Evidence about the effect of more recent mobile devices such as smartphones and tablets was rarely reported in this body of evidence. It is unknown to what extent these devices are associated with weight status, and whether decreases in their use would be associated with outcomes included in this review. Research on screen time interventions should be broadened to include the use of mobile devices and should report the context and duration for the use of multiple electronic devices.

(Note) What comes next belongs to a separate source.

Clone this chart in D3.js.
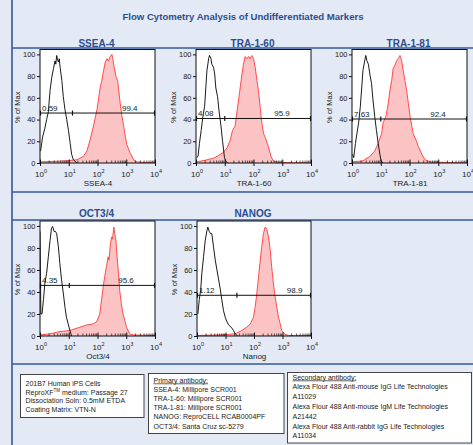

Lastly, only two studies provided economic data, emphasizing the need for more economic evaluations of these interventions. Studies that model economic outcomes for children need to incorporate averted healthcare costs, improved academic productivity, and increased quality of life during the childhood years.

Limitations

This review had several limitations. First, most of the articles were from peer-reviewed literature; thus, there is a potential publication bias. The team attempted to address this by searching gray literature, but only two dissertations met the inclusion criteria. Second, a formal meta-analysis was not possible, owing to varied study designs and few studies reporting CIs or SEs. Additionally, calculating an effect estimate that included all studies reporting a particular outcome was not possible because of heterogeneous measures. In addition, the team reported the data point closest to the conclusion of the intervention because too few studies reported maintenance. Therefore, review results do not reflect maintenance of outcome. Additionally, much of the screen time, dietary, and physical activity data were self-reported, and warrant cautious interpretation of results. Finally, no screen-time-only studies reported obesity prevalence, resulting in an obesity prevalence effect estimate based solely on screen-time-plus studies.

Conclusions

Since the original Community Guide screen time review, the number of studies on behavioral interventions to reduce sedentary screen time has increased greatly, underscoring the importance of recreational sedentary screen time. The interest might be a result of the link between screen time during childhood and childhood obesity or lowered scores for self-esteem and decreased academic achievement,⁹ or the link between childhood/adolescent TV viewing and overweight, poor fitness, and elevated cholesterol in adulthood.¹²

A 2014 review of reviews reported on the effectiveness of reducing time in sedentary behaviors and found results similar to those of this review.⁹⁰ Half of the studies defined sedentary time as recreational screen time, and all found some level of effectiveness at reducing sedentary behavior. The authors report that interventions targeting children aged <6 years may be more effective because of parental control, and that the more effective interventions included family social support, behavioral interventions, and electronic TV monitors.